= Stated exercise =
Retype exactly the lines from the first one through the line with "8000, 10000, 12000];", including both ends; skip any pictures.

* begin Collected material *

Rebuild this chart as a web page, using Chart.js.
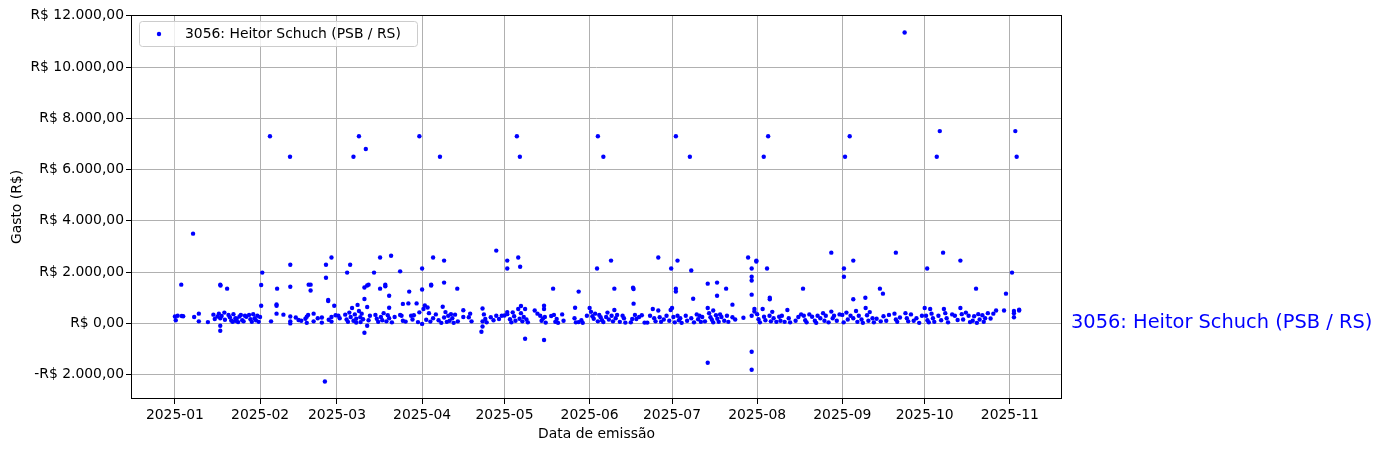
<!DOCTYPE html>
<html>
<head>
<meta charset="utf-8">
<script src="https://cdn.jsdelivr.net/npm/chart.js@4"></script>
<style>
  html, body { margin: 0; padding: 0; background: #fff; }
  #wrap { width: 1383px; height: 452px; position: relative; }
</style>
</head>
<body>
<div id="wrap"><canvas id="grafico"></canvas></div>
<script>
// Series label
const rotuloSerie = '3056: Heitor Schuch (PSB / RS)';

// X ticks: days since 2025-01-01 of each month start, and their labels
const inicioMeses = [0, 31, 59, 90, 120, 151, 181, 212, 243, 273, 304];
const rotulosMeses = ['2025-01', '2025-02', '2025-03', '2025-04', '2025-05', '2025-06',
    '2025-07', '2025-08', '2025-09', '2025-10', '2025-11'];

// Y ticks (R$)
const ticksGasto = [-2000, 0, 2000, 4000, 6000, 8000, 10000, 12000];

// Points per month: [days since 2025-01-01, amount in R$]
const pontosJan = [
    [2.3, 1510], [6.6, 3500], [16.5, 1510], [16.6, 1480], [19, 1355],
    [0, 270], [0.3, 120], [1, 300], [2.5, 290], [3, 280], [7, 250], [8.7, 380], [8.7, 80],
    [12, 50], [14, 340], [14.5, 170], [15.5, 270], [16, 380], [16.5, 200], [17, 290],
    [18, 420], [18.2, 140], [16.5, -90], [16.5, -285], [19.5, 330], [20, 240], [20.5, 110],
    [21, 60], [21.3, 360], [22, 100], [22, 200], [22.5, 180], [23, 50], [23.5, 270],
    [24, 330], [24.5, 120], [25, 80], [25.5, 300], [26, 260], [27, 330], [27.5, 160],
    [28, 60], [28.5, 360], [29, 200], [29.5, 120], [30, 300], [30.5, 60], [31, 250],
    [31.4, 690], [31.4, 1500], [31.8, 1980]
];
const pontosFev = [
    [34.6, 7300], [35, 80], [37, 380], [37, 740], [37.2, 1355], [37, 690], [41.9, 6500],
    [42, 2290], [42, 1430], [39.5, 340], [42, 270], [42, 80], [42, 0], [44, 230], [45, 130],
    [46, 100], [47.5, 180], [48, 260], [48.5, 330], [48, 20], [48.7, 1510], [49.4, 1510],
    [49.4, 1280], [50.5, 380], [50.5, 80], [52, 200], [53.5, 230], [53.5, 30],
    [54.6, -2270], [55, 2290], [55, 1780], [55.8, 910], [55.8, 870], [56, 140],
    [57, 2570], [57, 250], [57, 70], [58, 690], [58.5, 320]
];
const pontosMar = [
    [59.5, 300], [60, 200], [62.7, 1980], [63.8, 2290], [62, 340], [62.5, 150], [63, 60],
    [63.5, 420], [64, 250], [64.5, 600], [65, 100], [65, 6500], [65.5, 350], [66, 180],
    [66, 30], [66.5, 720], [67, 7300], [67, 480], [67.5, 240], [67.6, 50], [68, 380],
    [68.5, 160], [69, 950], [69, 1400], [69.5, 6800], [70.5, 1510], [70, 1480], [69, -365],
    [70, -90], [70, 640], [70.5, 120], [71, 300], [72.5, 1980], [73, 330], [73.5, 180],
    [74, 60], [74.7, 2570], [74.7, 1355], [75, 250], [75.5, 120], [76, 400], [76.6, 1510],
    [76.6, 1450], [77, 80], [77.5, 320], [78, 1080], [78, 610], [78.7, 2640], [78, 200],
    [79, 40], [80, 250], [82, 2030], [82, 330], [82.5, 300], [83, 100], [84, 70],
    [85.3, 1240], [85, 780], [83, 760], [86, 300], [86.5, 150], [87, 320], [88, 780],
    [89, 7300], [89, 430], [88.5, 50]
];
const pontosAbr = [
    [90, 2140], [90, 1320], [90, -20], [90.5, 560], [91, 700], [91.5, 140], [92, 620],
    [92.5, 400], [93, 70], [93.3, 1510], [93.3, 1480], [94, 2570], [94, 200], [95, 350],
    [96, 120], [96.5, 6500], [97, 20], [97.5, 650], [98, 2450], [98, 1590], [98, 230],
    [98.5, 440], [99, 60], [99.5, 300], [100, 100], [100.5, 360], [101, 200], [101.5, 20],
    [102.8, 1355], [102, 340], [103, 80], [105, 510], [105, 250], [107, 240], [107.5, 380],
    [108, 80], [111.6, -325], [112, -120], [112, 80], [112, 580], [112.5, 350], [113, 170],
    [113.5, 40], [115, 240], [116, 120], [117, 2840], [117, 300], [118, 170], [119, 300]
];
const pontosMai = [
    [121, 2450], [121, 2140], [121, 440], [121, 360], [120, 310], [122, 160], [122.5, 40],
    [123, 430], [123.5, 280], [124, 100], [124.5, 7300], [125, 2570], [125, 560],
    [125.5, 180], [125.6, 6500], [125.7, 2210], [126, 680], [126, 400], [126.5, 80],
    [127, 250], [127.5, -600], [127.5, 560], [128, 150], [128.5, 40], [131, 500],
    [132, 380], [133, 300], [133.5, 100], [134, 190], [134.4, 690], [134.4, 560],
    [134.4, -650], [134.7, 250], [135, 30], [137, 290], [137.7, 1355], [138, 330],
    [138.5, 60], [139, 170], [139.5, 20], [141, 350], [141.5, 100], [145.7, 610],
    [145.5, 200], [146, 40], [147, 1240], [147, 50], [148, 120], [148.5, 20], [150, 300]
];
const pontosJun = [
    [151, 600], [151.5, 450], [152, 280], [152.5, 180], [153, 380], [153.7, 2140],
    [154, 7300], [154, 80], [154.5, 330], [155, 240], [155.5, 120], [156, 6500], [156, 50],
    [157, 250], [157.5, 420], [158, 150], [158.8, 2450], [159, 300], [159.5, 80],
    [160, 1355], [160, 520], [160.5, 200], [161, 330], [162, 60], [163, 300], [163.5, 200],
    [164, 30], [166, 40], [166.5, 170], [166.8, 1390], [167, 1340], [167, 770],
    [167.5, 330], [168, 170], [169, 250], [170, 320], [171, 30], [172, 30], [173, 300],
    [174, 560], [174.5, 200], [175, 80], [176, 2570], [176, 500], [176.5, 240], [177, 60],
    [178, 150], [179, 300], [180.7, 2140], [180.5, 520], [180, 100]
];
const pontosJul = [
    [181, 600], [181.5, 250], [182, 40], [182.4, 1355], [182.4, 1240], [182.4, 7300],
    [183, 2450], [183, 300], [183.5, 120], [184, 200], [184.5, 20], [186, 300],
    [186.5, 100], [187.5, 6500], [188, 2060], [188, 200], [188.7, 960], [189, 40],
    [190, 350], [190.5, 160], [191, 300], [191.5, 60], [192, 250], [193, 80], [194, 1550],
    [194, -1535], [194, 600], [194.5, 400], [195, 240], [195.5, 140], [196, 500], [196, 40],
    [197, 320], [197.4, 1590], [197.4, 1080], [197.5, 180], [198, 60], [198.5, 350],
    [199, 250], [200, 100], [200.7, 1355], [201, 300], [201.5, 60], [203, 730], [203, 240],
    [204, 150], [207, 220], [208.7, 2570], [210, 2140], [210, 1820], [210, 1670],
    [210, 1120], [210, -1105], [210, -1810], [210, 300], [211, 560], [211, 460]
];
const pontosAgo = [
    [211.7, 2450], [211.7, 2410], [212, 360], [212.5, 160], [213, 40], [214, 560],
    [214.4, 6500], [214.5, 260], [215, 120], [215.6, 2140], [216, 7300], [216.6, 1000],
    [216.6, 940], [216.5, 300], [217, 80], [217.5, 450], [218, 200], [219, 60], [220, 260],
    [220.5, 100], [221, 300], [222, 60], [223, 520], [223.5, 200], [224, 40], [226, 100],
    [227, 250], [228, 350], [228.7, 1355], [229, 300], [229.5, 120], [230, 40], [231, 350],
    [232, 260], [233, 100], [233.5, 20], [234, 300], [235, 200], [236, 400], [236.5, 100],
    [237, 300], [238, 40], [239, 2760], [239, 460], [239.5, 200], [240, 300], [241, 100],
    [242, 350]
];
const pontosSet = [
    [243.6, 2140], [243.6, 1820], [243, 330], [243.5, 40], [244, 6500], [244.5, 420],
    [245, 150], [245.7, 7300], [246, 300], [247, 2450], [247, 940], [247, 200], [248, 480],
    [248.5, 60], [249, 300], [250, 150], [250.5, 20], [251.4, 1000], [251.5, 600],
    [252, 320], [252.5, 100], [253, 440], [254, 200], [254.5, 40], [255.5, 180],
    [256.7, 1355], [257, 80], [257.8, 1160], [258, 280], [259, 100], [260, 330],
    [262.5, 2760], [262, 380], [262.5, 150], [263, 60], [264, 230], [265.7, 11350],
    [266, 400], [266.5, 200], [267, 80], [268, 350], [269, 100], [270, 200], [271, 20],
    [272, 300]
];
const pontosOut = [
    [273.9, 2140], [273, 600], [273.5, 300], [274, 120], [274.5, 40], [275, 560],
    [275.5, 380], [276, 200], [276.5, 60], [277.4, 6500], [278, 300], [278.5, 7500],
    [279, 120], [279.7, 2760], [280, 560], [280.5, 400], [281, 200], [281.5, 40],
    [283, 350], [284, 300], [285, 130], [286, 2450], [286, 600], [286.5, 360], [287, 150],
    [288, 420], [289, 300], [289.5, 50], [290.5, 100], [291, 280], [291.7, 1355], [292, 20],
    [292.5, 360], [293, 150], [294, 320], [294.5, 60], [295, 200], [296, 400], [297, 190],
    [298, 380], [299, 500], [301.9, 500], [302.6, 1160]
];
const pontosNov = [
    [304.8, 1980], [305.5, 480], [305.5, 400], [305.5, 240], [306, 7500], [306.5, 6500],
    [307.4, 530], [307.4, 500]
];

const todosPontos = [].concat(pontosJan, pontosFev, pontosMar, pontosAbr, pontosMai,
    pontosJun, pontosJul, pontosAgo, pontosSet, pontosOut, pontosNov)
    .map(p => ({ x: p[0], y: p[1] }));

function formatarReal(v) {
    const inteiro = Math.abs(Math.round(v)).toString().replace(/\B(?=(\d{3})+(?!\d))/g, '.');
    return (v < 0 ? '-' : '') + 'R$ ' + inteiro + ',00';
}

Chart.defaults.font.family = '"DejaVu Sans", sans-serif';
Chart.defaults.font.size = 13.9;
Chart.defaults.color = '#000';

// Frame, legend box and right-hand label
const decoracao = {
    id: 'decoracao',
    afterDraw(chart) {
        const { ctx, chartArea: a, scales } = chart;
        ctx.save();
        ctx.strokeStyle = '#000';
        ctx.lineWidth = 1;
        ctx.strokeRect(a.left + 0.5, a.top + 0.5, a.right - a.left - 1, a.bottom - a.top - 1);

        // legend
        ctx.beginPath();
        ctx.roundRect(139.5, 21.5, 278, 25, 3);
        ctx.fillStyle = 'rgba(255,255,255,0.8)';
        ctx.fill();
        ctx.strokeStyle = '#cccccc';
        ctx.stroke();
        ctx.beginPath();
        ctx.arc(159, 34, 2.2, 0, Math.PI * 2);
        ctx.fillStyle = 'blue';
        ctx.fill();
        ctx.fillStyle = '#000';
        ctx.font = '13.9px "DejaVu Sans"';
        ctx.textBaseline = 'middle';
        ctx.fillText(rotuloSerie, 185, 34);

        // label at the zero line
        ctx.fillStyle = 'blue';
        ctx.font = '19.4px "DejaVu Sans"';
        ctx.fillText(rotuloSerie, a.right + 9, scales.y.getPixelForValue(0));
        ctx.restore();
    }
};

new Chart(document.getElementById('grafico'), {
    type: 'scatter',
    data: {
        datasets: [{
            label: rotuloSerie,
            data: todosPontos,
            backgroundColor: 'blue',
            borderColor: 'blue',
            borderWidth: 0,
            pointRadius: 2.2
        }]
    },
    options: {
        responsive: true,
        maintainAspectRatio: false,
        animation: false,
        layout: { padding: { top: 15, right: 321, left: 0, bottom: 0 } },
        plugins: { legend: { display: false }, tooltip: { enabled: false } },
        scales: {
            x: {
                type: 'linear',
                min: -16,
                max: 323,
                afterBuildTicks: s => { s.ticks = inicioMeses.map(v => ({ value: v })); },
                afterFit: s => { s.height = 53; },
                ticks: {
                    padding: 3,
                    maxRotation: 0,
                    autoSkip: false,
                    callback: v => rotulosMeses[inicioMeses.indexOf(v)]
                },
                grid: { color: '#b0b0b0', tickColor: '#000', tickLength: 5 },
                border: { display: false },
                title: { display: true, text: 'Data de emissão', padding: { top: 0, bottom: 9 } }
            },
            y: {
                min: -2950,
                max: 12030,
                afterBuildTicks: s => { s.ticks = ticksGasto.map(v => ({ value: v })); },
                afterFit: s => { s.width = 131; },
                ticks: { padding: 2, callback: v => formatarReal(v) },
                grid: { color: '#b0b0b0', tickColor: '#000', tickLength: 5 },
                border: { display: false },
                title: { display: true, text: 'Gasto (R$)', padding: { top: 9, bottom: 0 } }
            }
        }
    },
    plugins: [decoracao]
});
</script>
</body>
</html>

* end Collected material *

= Right answer =
Rebuild this chart as a web page, using Chart.js.
<!DOCTYPE html>
<html>
<head>
<meta charset="utf-8">
<script src="https://cdn.jsdelivr.net/npm/chart.js@4"></script>
<style>
  html, body { margin: 0; padding: 0; background: #fff; }
  #wrap { width: 1383px; height: 452px; position: relative; }
</style>
</head>
<body>
<div id="wrap"><canvas id="grafico"></canvas></div>
<script>
// Series label
const rotuloSerie = '3056: Heitor Schuch (PSB / RS)';

// X ticks: days since 2025-01-01 of each month start, and their labels
const inicioMeses = [0, 31, 59, 90, 120, 151, 181, 212, 243, 273, 304];
const rotulosMeses = ['2025-01', '2025-02', '2025-03', '2025-04', '2025-05', '2025-06',
    '2025-07', '2025-08', '2025-09', '2025-10', '2025-11'];

// Y ticks (R$)
const ticksGasto = [-2000, 0, 2000, 4000, 6000, 8000, 10000, 12000];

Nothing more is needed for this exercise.